Quando se passam muitos dias num hospital, como visita neste caso, vamo-nos apercebendo dos pequenos e grandes dramas de cada doente. Passa muita gente pelas camas dos hospitais, a maior parte de breve passagem, mas nos que vão ficando vamos encontrando semelhanças, que afinal nos fazem muito iguais uns aos outros.
Falo de um caso particular. Uma mulher, com mais de sessenta anos, está no hospital há cerca de um mês. A cada dia que passa, com cada conversa que se enceta, verifico que esta mulher é como uma âncora que prende o barco da sua família ao chão, num mar raso, onde é possível combater as ondas, ver a margem e manter-se à tona.

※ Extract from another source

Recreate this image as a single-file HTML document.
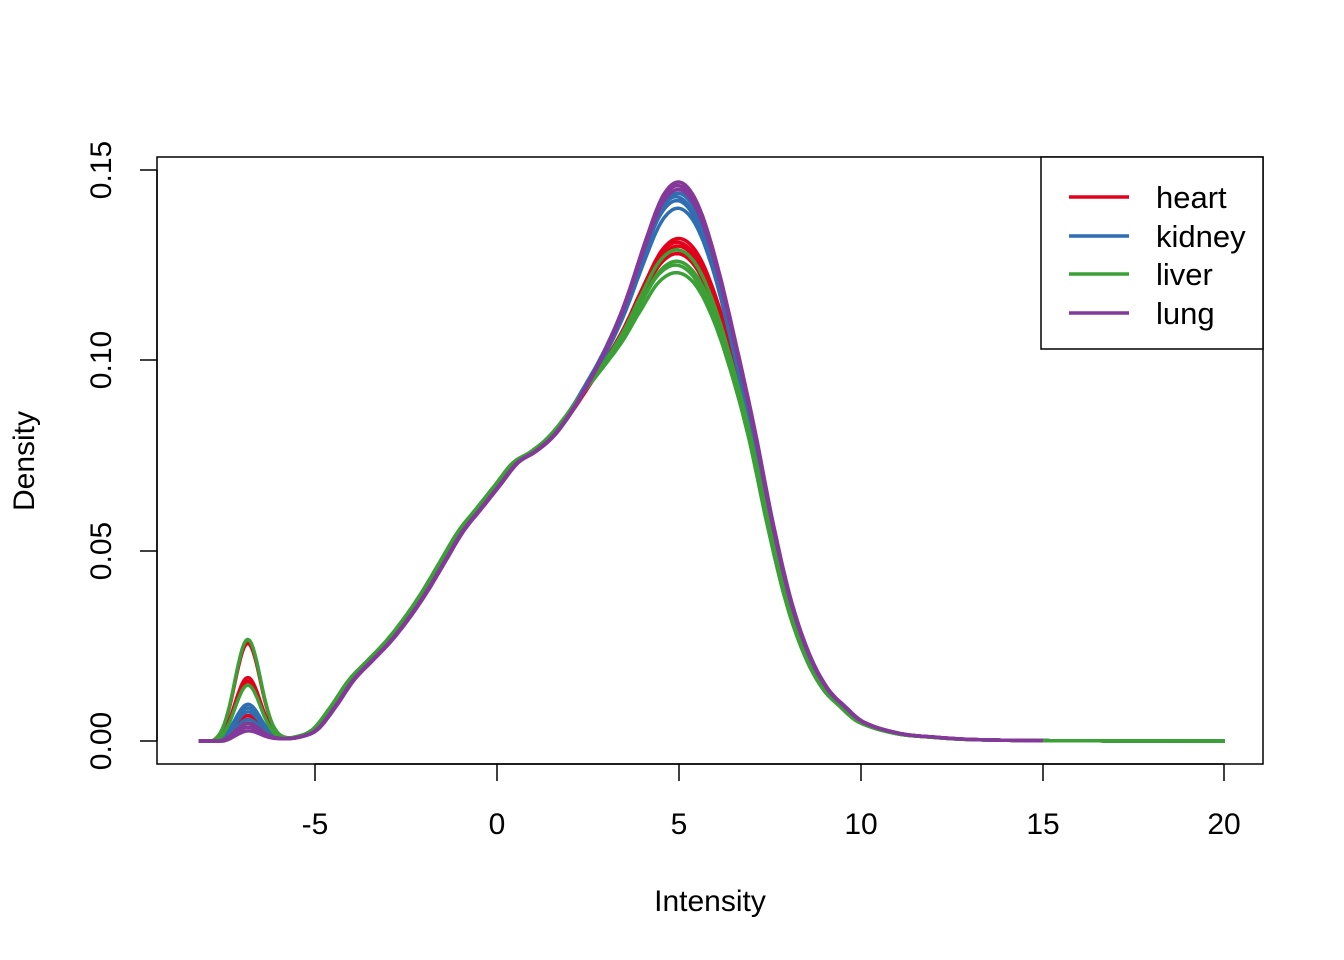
<!DOCTYPE html>
<html><head><meta charset="utf-8"><style>body{margin:0;background:#fff}svg{display:block}text{font-family:"Liberation Sans",Arial,sans-serif;fill:#000}</style></head>
<body>
<svg id="s" width="1344" height="960" viewBox="0 0 1344 960">
<rect x="157" y="157" width="1106" height="607" fill="none" stroke="#000" stroke-width="1.5"/>
<g id="curves" fill="none" stroke-width="3.5" stroke-linejoin="round"></g>
<g stroke="#000" stroke-width="1.5">
<line x1="315" y1="764" x2="1224" y2="764"/>
<line x1="315" y1="764" x2="315" y2="781"/><line x1="497" y1="764" x2="497" y2="781"/><line x1="679" y1="764" x2="679" y2="781"/><line x1="861" y1="764" x2="861" y2="781"/><line x1="1043" y1="764" x2="1043" y2="781"/><line x1="1224" y1="764" x2="1224" y2="781"/>
<line x1="157" y1="741" x2="157" y2="170"/>
<line x1="157" y1="741" x2="140" y2="741"/><line x1="157" y1="551" x2="140" y2="551"/><line x1="157" y1="360" x2="140" y2="360"/><line x1="157" y1="170" x2="140" y2="170"/>
</g>
<g font-size="30" text-anchor="middle">
<text x="315" y="834">-5</text><text x="497" y="834">0</text><text x="679" y="834">5</text><text x="861" y="834">10</text><text x="1043" y="834">15</text><text x="1224" y="834">20</text>
<text transform="translate(111,741) rotate(-90)">0.00</text>
<text transform="translate(111,551) rotate(-90)">0.05</text>
<text transform="translate(111,360) rotate(-90)">0.10</text>
<text transform="translate(111,170) rotate(-90)">0.15</text>
<text x="710" y="911">Intensity</text>
<text transform="translate(34,461) rotate(-90)">Density</text>
</g>
<rect x="1041" y="157" width="222" height="192" fill="#fff" stroke="#000" stroke-width="1.5"/>
<g stroke-width="3.5">
<line x1="1069" y1="197" x2="1129" y2="197" stroke="#E3001B"/>
<line x1="1069" y1="236" x2="1129" y2="236" stroke="#2F6EB0"/>
<line x1="1069" y1="274" x2="1129" y2="274" stroke="#3BA036"/>
<line x1="1069" y1="313" x2="1129" y2="313" stroke="#84399A"/>
</g>
<g font-size="31">
<text x="1156" y="208">heart</text><text x="1156" y="247">kidney</text><text x="1156" y="285">liver</text><text x="1156" y="324">lung</text>
</g>
</svg>
<script>
var P=[[-8.2,0],[-7,0],[-6,0.0005],[-5.5,0.001],[-5,0.003],[-4.5,0.009],[-4,0.016],[-3.5,0.021],[-3,0.026],[-2.5,0.032],[-2,0.039],[-1.5,0.047],[-1,0.055],[-0.5,0.061],[0,0.067],[0.5,0.073],[1,0.076],[1.5,0.08],[2,0.086],[2.5,0.093],[3,0.1],[3.5,0.108],[4,0.118],[4.5,0.127],[5,0.13],[5.5,0.126],[6,0.115],[6.5,0.099],[7,0.08],[7.5,0.057],[8,0.037],[8.5,0.023],[9,0.014],[9.5,0.009],[10,0.005],[11,0.002],[12,0.001],[13,0.0004],[15,0.0001],[20,0]];
function base(v){for(var i=0;i<P.length-1;i++){if(v<=P[i+1][0]){var a=P[Math.max(0,i-1)],b=P[i],c=P[i+1],d=P[Math.min(P.length-1,i+2)];var t=(v-b[0])/(c[0]-b[0]);var m1=(c[1]-a[1])/(c[0]-a[0])*(c[0]-b[0]),m2=(d[1]-b[1])/(d[0]-b[0])*(c[0]-b[0]);var t2=t*t,t3=t2*t;return (2*t3-3*t2+1)*b[1]+(t3-2*t2+t)*m1+(-2*t3+3*t2)*c[1]+(t3-t2)*m2;}}return 0;}
function g(v,m,s){return Math.exp(-0.5*(v-m)*(v-m)/(s*s));}
var groups=[["#E3001B",[[0.13,0.017,0],[0.128,0.016,0.1],[0.132,0.026,-0.1],[0.129,0.006,0.15],[0.131,0.007,0.05]],20],
["#2F6EB0",[[0.14,0.01,-0.1],[0.142,0.008,0],[0.144,0.006,-0.15],[0.143,0.009,0.1]],20],
["#3BA036",[[0.123,0.027,0.2],[0.126,0.015,0.15],[0.129,0.005,0.1],[0.125,0.004,0.25]],20],
["#84399A",[[0.145,0.003,-0.2],[0.147,0.004,-0.25],[0.146,0.005,-0.15]],15]];
var out="";
groups.forEach(function(gr){gr[1].forEach(function(p){var d="";for(var v=-8.2;v<=gr[2]+1e-9;v+=0.05){var y=base(v+p[2]*0.3)+(p[0]-0.13)*g(v,4.85,1.1)+p[1]*g(v,-6.85,0.35);if(v<-6)y-=0.0005*(1-g(v,-6,0.5));if(y<0)y=0;var X=497+36.4*v,Y=741-3807*y;d+=(d?"L":"M")+X.toFixed(1)+","+Y.toFixed(1);}out+='<path stroke="'+gr[0]+'" d="'+d+'"/>';});});
document.getElementById("curves").innerHTML=out;
</script>
</body></html>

Sem esta âncora, o barco segue à deriva, encalha de vez em quando, atravessa grandes tempestades sem conhecer a arte de bolinar. Sem o peso que prende à terra, o mar entra no barco, não serve de nada pescar porque não há quem cozinhe, as velas são desfraldadas no tempo errado e o sol torra as peles que não sabem quando se abrigar.
Sobrevive-se, claro, que nisso o ser humano é especialista, mas vive-se pouco e apenas quando não há ondulação e enquanto houver água potável a bordo.
Mas quando os marinheiros perceberem que esta âncora está ferrugenta, tanto que se pode desfazer a qualquer momento, que precisa de ser arranjada, mas que vai levar muito tempo, vão tentar usar os seus próprios corpos como fateixa...e não vão conseguir.
Estes marinheiros, que encontravam sempre um porto seguro, vão ter que usar outro nónio, mesmo que a âncora volte a ter a mesma força...porque esta provação é apenas um ensaio.